GIVEN MATERIAL:
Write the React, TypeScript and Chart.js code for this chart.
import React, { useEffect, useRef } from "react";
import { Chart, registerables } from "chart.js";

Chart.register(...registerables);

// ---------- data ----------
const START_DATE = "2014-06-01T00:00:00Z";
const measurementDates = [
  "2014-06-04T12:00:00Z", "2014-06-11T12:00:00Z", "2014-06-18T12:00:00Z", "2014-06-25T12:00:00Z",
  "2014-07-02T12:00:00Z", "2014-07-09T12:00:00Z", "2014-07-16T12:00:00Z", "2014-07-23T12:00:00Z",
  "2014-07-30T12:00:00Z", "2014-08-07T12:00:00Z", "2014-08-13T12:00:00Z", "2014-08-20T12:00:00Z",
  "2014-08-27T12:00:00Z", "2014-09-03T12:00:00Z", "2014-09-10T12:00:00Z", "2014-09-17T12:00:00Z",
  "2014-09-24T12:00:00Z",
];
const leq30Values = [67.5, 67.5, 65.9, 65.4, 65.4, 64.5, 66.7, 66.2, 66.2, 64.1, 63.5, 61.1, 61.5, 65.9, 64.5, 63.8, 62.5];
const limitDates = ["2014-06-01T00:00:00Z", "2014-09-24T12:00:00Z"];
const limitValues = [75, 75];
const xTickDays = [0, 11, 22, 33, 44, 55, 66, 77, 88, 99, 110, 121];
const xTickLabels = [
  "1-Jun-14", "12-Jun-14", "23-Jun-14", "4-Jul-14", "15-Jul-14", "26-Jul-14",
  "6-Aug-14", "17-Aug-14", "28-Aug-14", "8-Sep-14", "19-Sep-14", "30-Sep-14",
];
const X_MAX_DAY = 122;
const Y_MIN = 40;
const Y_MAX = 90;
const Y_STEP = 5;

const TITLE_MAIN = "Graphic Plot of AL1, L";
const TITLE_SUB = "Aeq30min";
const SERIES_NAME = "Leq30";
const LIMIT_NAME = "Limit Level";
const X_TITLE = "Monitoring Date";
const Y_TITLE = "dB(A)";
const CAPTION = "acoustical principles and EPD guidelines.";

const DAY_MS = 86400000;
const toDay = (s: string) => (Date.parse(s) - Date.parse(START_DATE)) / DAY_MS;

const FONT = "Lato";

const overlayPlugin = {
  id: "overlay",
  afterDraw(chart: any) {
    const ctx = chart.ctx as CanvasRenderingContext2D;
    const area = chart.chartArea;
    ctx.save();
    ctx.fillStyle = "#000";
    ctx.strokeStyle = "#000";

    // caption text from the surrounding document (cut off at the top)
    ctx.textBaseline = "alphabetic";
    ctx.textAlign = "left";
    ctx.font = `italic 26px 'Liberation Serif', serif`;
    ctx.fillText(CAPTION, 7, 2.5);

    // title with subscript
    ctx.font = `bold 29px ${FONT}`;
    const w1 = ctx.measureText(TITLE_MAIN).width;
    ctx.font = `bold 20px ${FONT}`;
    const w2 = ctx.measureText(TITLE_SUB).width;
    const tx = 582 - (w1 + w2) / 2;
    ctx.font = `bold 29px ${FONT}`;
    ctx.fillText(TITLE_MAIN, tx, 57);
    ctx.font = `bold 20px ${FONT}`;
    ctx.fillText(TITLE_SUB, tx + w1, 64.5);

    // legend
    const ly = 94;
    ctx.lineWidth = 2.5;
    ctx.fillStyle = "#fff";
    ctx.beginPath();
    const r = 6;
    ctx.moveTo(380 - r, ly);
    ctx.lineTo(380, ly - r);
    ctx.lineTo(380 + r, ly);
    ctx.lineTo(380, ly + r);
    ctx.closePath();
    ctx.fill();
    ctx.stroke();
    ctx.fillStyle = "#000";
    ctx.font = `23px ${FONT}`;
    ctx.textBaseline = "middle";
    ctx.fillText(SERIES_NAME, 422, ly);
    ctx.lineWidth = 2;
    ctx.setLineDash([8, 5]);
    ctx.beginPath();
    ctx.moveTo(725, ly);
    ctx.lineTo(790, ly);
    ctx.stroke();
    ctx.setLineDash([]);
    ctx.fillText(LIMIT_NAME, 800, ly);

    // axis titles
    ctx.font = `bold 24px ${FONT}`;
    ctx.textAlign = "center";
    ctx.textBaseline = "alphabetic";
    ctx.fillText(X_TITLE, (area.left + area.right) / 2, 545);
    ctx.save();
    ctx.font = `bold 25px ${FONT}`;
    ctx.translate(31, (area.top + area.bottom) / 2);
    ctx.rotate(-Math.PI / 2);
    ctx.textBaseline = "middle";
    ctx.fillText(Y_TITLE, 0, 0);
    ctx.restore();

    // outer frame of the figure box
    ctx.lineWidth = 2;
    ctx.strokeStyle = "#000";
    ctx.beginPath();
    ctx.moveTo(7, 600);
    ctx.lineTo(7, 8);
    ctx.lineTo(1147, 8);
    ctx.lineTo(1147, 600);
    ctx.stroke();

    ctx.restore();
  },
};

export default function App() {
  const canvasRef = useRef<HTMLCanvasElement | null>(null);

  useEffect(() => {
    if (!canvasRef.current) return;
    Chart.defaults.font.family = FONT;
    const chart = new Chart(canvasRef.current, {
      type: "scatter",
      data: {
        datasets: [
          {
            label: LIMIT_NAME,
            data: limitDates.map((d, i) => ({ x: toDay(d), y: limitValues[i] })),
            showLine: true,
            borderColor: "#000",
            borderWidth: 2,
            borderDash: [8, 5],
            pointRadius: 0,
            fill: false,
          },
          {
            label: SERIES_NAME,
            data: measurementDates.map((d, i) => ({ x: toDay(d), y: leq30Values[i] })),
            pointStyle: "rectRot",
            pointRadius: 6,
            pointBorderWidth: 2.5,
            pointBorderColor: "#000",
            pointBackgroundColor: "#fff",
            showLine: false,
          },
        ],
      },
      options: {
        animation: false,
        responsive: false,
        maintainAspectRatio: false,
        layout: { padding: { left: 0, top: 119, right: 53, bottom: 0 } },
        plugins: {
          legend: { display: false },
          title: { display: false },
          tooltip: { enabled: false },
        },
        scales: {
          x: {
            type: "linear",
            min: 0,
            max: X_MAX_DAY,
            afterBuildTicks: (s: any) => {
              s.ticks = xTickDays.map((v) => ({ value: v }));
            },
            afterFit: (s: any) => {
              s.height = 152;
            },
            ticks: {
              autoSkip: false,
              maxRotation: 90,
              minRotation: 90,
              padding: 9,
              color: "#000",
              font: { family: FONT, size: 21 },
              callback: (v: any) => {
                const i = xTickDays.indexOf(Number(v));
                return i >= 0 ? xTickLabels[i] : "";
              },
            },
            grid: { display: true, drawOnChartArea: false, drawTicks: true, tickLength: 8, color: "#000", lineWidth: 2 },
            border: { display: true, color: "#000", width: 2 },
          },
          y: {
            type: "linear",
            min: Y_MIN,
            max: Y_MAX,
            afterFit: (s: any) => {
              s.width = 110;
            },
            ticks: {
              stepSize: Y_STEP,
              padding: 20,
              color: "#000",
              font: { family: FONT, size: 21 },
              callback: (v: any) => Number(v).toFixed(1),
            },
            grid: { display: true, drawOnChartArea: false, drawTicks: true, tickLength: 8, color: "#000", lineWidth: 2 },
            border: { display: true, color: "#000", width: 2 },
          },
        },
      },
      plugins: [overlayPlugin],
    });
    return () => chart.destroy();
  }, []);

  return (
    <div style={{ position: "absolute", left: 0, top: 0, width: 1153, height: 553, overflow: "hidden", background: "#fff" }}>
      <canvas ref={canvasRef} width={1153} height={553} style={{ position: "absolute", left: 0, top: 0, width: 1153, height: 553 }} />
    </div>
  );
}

WHAT YOU ARE ASKED TO DO: Print only the lines from the top of the data above down to the line holding "ctx.fillText(CAPTION, 7, 2.5);", inclusive.

RESPONSE TO THE EXERCISE:
Write the React, TypeScript and Chart.js code for this chart.
import React, { useEffect, useRef } from "react";
import { Chart, registerables } from "chart.js";

Chart.register(...registerables);

// ---------- data ----------
const START_DATE = "2014-06-01T00:00:00Z";
const measurementDates = [
  "2014-06-04T12:00:00Z", "2014-06-11T12:00:00Z", "2014-06-18T12:00:00Z", "2014-06-25T12:00:00Z",
  "2014-07-02T12:00:00Z", "2014-07-09T12:00:00Z", "2014-07-16T12:00:00Z", "2014-07-23T12:00:00Z",
  "2014-07-30T12:00:00Z", "2014-08-07T12:00:00Z", "2014-08-13T12:00:00Z", "2014-08-20T12:00:00Z",
  "2014-08-27T12:00:00Z", "2014-09-03T12:00:00Z", "2014-09-10T12:00:00Z", "2014-09-17T12:00:00Z",
  "2014-09-24T12:00:00Z",
];
const leq30Values = [67.5, 67.5, 65.9, 65.4, 65.4, 64.5, 66.7, 66.2, 66.2, 64.1, 63.5, 61.1, 61.5, 65.9, 64.5, 63.8, 62.5];
const limitDates = ["2014-06-01T00:00:00Z", "2014-09-24T12:00:00Z"];
const limitValues = [75, 75];
const xTickDays = [0, 11, 22, 33, 44, 55, 66, 77, 88, 99, 110, 121];
const xTickLabels = [
  "1-Jun-14", "12-Jun-14", "23-Jun-14", "4-Jul-14", "15-Jul-14", "26-Jul-14",
  "6-Aug-14", "17-Aug-14", "28-Aug-14", "8-Sep-14", "19-Sep-14", "30-Sep-14",
];
const X_MAX_DAY = 122;
const Y_MIN = 40;
const Y_MAX = 90;
const Y_STEP = 5;

const TITLE_MAIN = "Graphic Plot of AL1, L";
const TITLE_SUB = "Aeq30min";
const SERIES_NAME = "Leq30";
const LIMIT_NAME = "Limit Level";
const X_TITLE = "Monitoring Date";
const Y_TITLE = "dB(A)";
const CAPTION = "acoustical principles and EPD guidelines.";

const DAY_MS = 86400000;
const toDay = (s: string) => (Date.parse(s) - Date.parse(START_DATE)) / DAY_MS;

const FONT = "Lato";

const overlayPlugin = {
  id: "overlay",
  afterDraw(chart: any) {
    const ctx = chart.ctx as CanvasRenderingContext2D;
    const area = chart.chartArea;
    ctx.save();
    ctx.fillStyle = "#000";
    ctx.strokeStyle = "#000";

    // caption text from the surrounding document (cut off at the top)
    ctx.textBaseline = "alphabetic";
    ctx.textAlign = "left";
    ctx.font = `italic 26px 'Liberation Serif', serif`;
    ctx.fillText(CAPTION, 7, 2.5);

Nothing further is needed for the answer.